Loquat Watch: Loquat Orchard in Malibu Is a Rare Source
As regular readers of LGF will know, loquats are one of my favorite topics, being not only among my favorite foods but also since the fruit is one of the few fresh delicacies so readily available within reach just by walking down a street in Southern California, during the months of March, April, and May when other tree fruit are scarce.
The LA Times runs a story on the only commercial loquat farm in Southern California:
High on a steep, terraced mountainside in Malibu, with a spectacular view of the Pacific, perches the largest and probably the only commercial planting of loquats in the United States. A pome fruit related to apples and pears, the loquat is one of the great pleasures of spring in Southern California. It has firm but juicy flesh with the texture of cantaloupe and a sweet-tart flavor evoking cherry [ed. - hmm, never had one taste like a cherry.] The irony is that it is so well-adapted and common as a backyard tree that there’s little local demand for the fruit.
“They grow almost like weeds here [yeah!], so people won’t spend money on them,” says Dwight Landis, 64, who ships his fruit around the country but found it didn’t pay to sell through farmers markets. As a result, despite its uniqueness and proximity, his farm has stayed below the radar of local foodies.

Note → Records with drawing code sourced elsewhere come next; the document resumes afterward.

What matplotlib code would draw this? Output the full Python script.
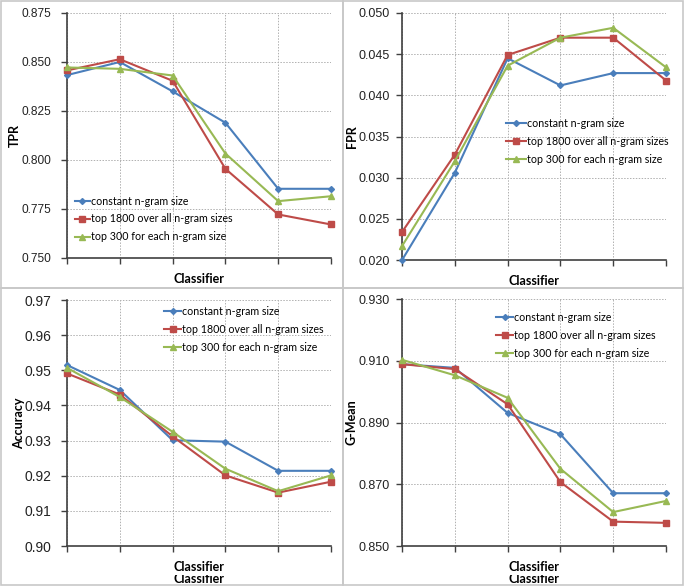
import matplotlib.pyplot as plt
from matplotlib.patches import Rectangle
from matplotlib.transforms import Bbox

# classifier positions (no tick labels in the original)
classifiers = [1, 2, 3, 4, 5, 6]
series_names = ["constant n-gram size",
                "top 1800 over all n-gram sizes",
                "top 300 for each n-gram size"]

tpr_const = [0.8433, 0.8500, 0.8350, 0.8190, 0.7853, 0.7853]
tpr_top1800 = [0.8457, 0.8514, 0.8404, 0.7955, 0.7722, 0.7671]
tpr_top300 = [0.8472, 0.8465, 0.8431, 0.8033, 0.7790, 0.7815]

fpr_const = [0.0200, 0.0306, 0.0445, 0.0412, 0.0427, 0.0427]
fpr_top1800 = [0.0234, 0.0328, 0.0449, 0.0470, 0.0470, 0.0418]
fpr_top300 = [0.0217, 0.0320, 0.0436, 0.0470, 0.0482, 0.0434]

acc_const = [0.9515, 0.9444, 0.9301, 0.9297, 0.9214, 0.9214]
acc_top1800 = [0.9491, 0.9431, 0.9312, 0.9201, 0.9152, 0.9183]
acc_top300 = [0.9507, 0.9424, 0.9325, 0.9220, 0.9156, 0.9201]

gm_const = [0.9089, 0.9077, 0.8931, 0.8862, 0.8671, 0.8671]
gm_top1800 = [0.9089, 0.9073, 0.8959, 0.8707, 0.8579, 0.8575]
gm_top300 = [0.9103, 0.9053, 0.8980, 0.8750, 0.8610, 0.8646]

colors = ["#4a7ebb", "#be4b48", "#98b954"]
markers = ["D", "s", "^"]
msizes = [3, 4.5, 4.5]

TICK_FONT = "Liberation Sans"
TEXT_FONT = "Lato"

fig = plt.figure(figsize=(6.85, 5.87), dpi=100)

# grey panel frames
for (x0, y0, w, h) in [(0.002, 0.510, 0.499, 0.488), (0.501, 0.510, 0.496, 0.488),
                       (0.002, 0.003, 0.499, 0.507), (0.501, 0.003, 0.496, 0.507)]:
    fig.patches.append(Rectangle((x0, y0), w, h, transform=fig.transFigure,
                                 fill=False, edgecolor="#c8c8c8", lw=1.2))

panels = [
    ([0.0978, 0.5605, 0.3854, 0.4174], "TPR", -0.174, (0.750, 0.875),
     [0.750 + 0.025 * i for i in range(6)], "%.3f", 8.6, 7,
     [tpr_const, tpr_top1800, tpr_top300], (0.03, 0.255), 1.4),
    ([0.5869, 0.5570, 0.3854, 0.4209], "FPR", -0.168, (0.020, 0.050),
     [0.020 + 0.005 * i for i in range(7)], "%.3f", 9, 5,
     [fpr_const, fpr_top1800, fpr_top300], (0.395, 0.575), 1.8),
    ([0.0978, 0.0698, 0.3854, 0.4191], "Accuracy", -0.157, (0.90, 0.97),
     [0.90 + 0.01 * i for i in range(8)], "%.2f", 10, 7,
     [acc_const, acc_top1800, acc_top300], (0.368, 0.976), 1.6),
    ([0.5869, 0.0698, 0.3854, 0.4208], "G-Mean", -0.168, (0.850, 0.930),
     [0.850 + 0.02 * i for i in range(5)], "%.3f", 9, 5,
     [gm_const, gm_top1800, gm_top300], (0.357, 0.947), 1.6),
]

for idx, (pos, ylabel, ylx, ylim, yticks, fmt, tsize, tpad, data, legpos, hlen) in enumerate(panels):
    ax = fig.add_axes(pos)
    for vals, name, c, m, ms in zip(data, series_names, colors, markers, msizes):
        ax.plot(classifiers, vals, color=c, marker=m, markersize=ms, lw=1.5,
                label=name, clip_on=False, zorder=3)
    ax.set_xlim(1, 6)
    ax.set_ylim(*ylim)
    ax.set_yticks(yticks)
    ax.set_yticklabels([fmt % t for t in yticks], fontsize=tsize, family=TICK_FONT, color="#222222")
    ax.set_xticks(classifiers)
    ax.set_xticklabels([])
    ax.grid(True, color="#b0b0b0", linestyle=(0, (1.5, 1.5)), lw=0.7)
    ax.spines["top"].set_visible(False)
    ax.spines["right"].set_visible(False)
    for s in ("left", "bottom"):
        ax.spines[s].set_color("#404040")
        ax.spines[s].set_linewidth(1.2)
    ax.tick_params(axis="both", direction="out", length=4, color="#404040", width=1.0)
    ax.tick_params(axis="y", pad=tpad)
    ax.set_ylabel(ylabel, fontsize=9, fontweight="bold", family=TEXT_FONT)
    ax.yaxis.set_label_coords(ylx, 0.5)
    ax.set_xlabel("Classifier", fontsize=9, fontweight="bold", family=TEXT_FONT, labelpad=3)
    ax.legend(loc="upper left", bbox_to_anchor=legpos, frameon=False,
              prop={"family": TEXT_FONT, "size": 7.7}, handlelength=hlen, handletextpad=0.1,
              labelspacing=0.65, borderpad=0, borderaxespad=0)
    if idx >= 2:
        # duplicated, partly hidden axis title seen in the original
        bb = ax.get_position()
        cx = (bb.x0 + bb.x1) / 2
        t = fig.text(cx, 0.006, "Classifier", ha="center", va="baseline",
                     fontsize=9, fontweight="bold", family=TEXT_FONT)
        clip = Bbox.from_extents(0, 0, fig.bbox.width, 0.021 * fig.bbox.height)
        t.set_clip_box(clip)
        t.set_clip_on(True)

fig.savefig("out.png", dpi=100)
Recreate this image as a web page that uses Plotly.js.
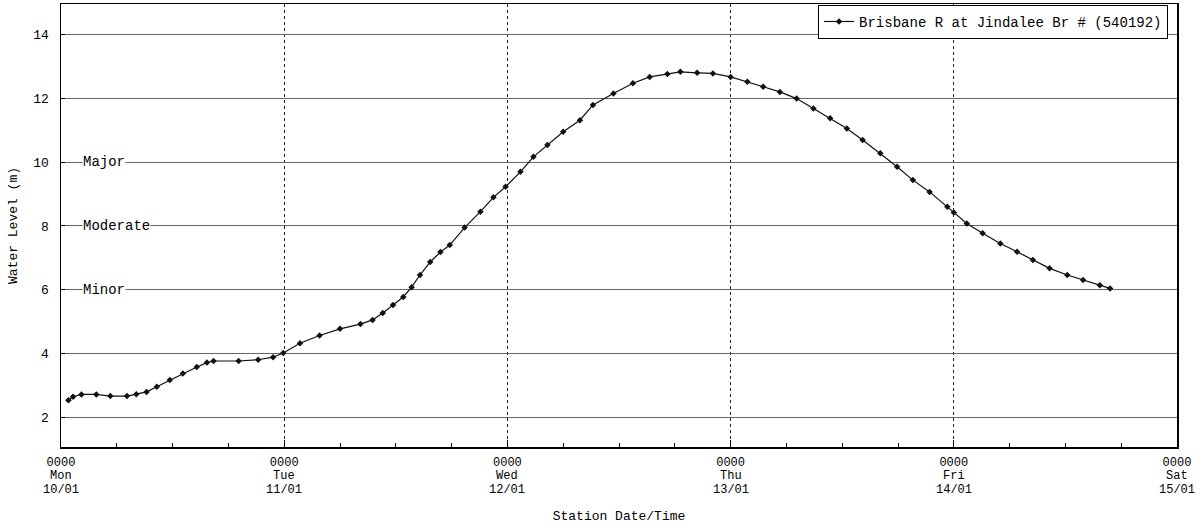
<!DOCTYPE html>
<html>
<head>
<meta charset="utf-8">
<script src="https://cdn.plot.ly/plotly-3.0.1.min.js"></script>
<style>
  html, body { margin: 0; padding: 0; background: #fff; }
  #chart { width: 1204px; height: 524px; }
</style>
</head>
<body>
<div id="chart"></div>
<script>
// Hours after 0000 Mon 10/01/2011
const hours = [
  0.8, 1.3, 2.2, 3.8, 5.3, 7.1, 8.1, 9.2, 10.3, 11.7, 13.1, 14.6, 15.7, 16.4,
  19.1, 21.2, 22.8, 23.9, 25.7, 27.8, 30.0, 32.2, 33.5, 34.6, 35.7, 36.8, 37.7,
  38.6, 39.7, 40.8, 41.8, 43.4, 45.1, 46.5, 47.8, 49.4, 50.8, 52.3, 54.0, 55.8,
  57.2, 59.4, 61.5, 63.3, 65.2, 66.6, 68.4, 70.1, 72.0, 73.8, 75.5, 77.3, 79.1,
  80.9, 82.7, 84.5, 86.2, 88.1, 89.9, 91.6, 93.4, 95.3, 96.0, 97.4, 99.1, 101.0,
  102.8, 104.5, 106.3, 108.2, 109.9, 111.7, 112.8
];
// Water level (m)
const levels = [
  2.53, 2.64, 2.71, 2.71, 2.66, 2.66, 2.72, 2.79, 2.95, 3.16, 3.37, 3.57, 3.71, 3.76,
  3.76, 3.80, 3.88, 4.01, 4.32, 4.56, 4.77, 4.92, 5.05, 5.27, 5.52, 5.77, 6.08,
  6.46, 6.87, 7.18, 7.40, 7.95, 8.45, 8.90, 9.23, 9.70, 10.17, 10.54, 10.96, 11.32,
  11.80, 12.16, 12.48, 12.68, 12.77, 12.84, 12.81, 12.79, 12.68, 12.53, 12.37, 12.21, 12.00,
  11.69, 11.38, 11.06, 10.70, 10.28, 9.86, 9.44, 9.07, 8.60, 8.42, 8.08, 7.77, 7.45,
  7.19, 6.93, 6.67, 6.46, 6.30, 6.14, 6.04
];

const dayTicks = ['2011-01-10', '2011-01-11', '2011-01-12', '2011-01-13', '2011-01-14', '2011-01-15'];
const dayTimes = ['0000', '0000', '0000', '0000', '0000', '0000'];
const dayNames = ['Mon', 'Tue', 'Wed', 'Thu', 'Fri', 'Sat'];
const dayDates = ['10/01', '11/01', '12/01', '13/01', '14/01', '15/01'];
const yTicks = [2, 4, 6, 8, 10, 12, 14];
const floodLevels = [10, 8, 6];
const floodNames = ['Major', 'Moderate', 'Minor'];
const seriesName = 'Brisbane R at Jindalee Br # (540192)';

const base = Date.UTC(2011, 0, 10);
const xs = hours.map(h => base + h * 3600000);
const FONT = 'Liberation Mono, DejaVu Sans Mono, monospace';

const trace = {
  type: 'scatter',
  mode: 'lines+markers',
  name: seriesName,
  x: xs,
  y: levels,
  line: { color: '#111', width: 1.2 },
  marker: { symbol: 'diamond', size: 5, color: '#111' }
};

const annotations = [];
dayTicks.forEach((d, i) => {
  annotations.push({ x: d, xref: 'x', y: 0, yref: 'paper', yanchor: 'middle', yshift: -29, borderpad: 0,
    text: dayNames[i], showarrow: false, font: { family: FONT, size: 12, color: '#000' } });
  annotations.push({ x: d, xref: 'x', y: 0, yref: 'paper', yanchor: 'middle', yshift: -43, borderpad: 0,
    text: dayDates[i], showarrow: false, font: { family: FONT, size: 12, color: '#000' } });
});
floodLevels.forEach((lv, i) => {
  annotations.push({ x: 0.019, xref: 'paper', y: lv, yref: 'y', xanchor: 'left', yanchor: 'middle',
    text: floodNames[i], showarrow: false, bgcolor: '#fff', borderpad: 0,
    font: { family: FONT, size: 14, color: '#000' } });
});

const layout = {
  width: 1204, height: 524,
  margin: { l: 61, r: 27, t: 4, b: 77 },
  paper_bgcolor: '#fff', plot_bgcolor: '#fff',
  font: { family: FONT, size: 13, color: '#000' },
  showlegend: true,
  legend: {
    x: 0.992, xanchor: 'right', y: 0.998, yanchor: 'top',
    bgcolor: '#fff', bordercolor: '#000', borderwidth: 1,
    font: { family: FONT, size: 14, color: '#000' },
    itemwidth: 30, tracegroupgap: 0
  },
  xaxis: {
    type: 'date',
    range: ['2011-01-10', '2011-01-15'],
    tickmode: 'array', tickvals: dayTicks, ticktext: dayTimes,
    ticks: 'inside', ticklen: 7, tickcolor: '#000',
    tickfont: { family: FONT, size: 12, color: '#000' },
    ticklabelstandoff: 3,
    showgrid: true, gridcolor: '#222', griddash: 'dot', gridwidth: 1,
    showline: true, linecolor: '#000', linewidth: 1.5, mirror: true,
    zeroline: false,
    minor: { dtick: 21600000, ticks: 'inside', ticklen: 4, tickcolor: '#000', showgrid: false },
    title: { text: 'Station Date/Time', standoff: 42, font: { family: FONT, size: 13, color: '#000' } }
  },
  yaxis: {
    range: [1.06, 14.97],
    tickmode: 'array', tickvals: yTicks,
    ticks: 'inside', ticklen: 4, tickcolor: '#000',
    tickfont: { family: FONT, size: 13, color: '#000' },
    ticklabelstandoff: 8,
    showgrid: true, gridcolor: '#666', gridwidth: 1,
    showline: true, linecolor: '#000', linewidth: 1.5, mirror: true,
    zeroline: false,
    title: { text: 'Water Level (m)', standoff: 12, font: { family: FONT, size: 13, color: '#000' } }
  },
  annotations: annotations
};

Plotly.newPlot('chart', [trace], layout, { displayModeBar: false, staticPlot: true });
</script>
</body>
</html>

Landis thought the trees he bought from a nursery were a classic variety, Gold Nugget, which is supposed to be large, with thick orange flesh, but he ended up with small fruits and thin, yellowish pulp. He therefore grafted over the trees to his Thousand Oaks friend’s selection, which is round to slightly pear-shaped, medium-sized and orange, with a well-balanced flavor. The true name of his variety, if there is one, remains unknown.
The varietal confusion is not surprising for a fruit that has been almost entirely neglected by American farmers and scientists. In China, where loquats are native and grow wild in mountain forests, the fruit is cultivated on about 300,000 acres, and there are hundreds of varieties. […]
I’ll note that Purdue does have a site with information on loquat varieties but it was is from a source dated 1987. Not much work has been done on loquats (professionally) since then, I surmise. The fruit does have a following in Florida as well.
The LA Times story goes on to discuss some horticultural information. It also lists the few food markets in LA that carry loquats. Then the interviewed grower gets right to the point:
“Most Americans don’t want to mess with loquats,” says Landis.
And that is sad but understandable. The fruit is small for the size of the seeds, and the skins are too tough to eat (at least uncooked.) So it takes some work for a little bit of joy. I walk by many loquat trees loaded with fruit that are totally ignored by the property owners and passersby both - a great waste and in my opinion evidence of the largess we have here in the US.
This year loquat season started early in San Diego, but has lasted well. However, with the heat in mid-May the season will soon be over, so enjoy them while you can.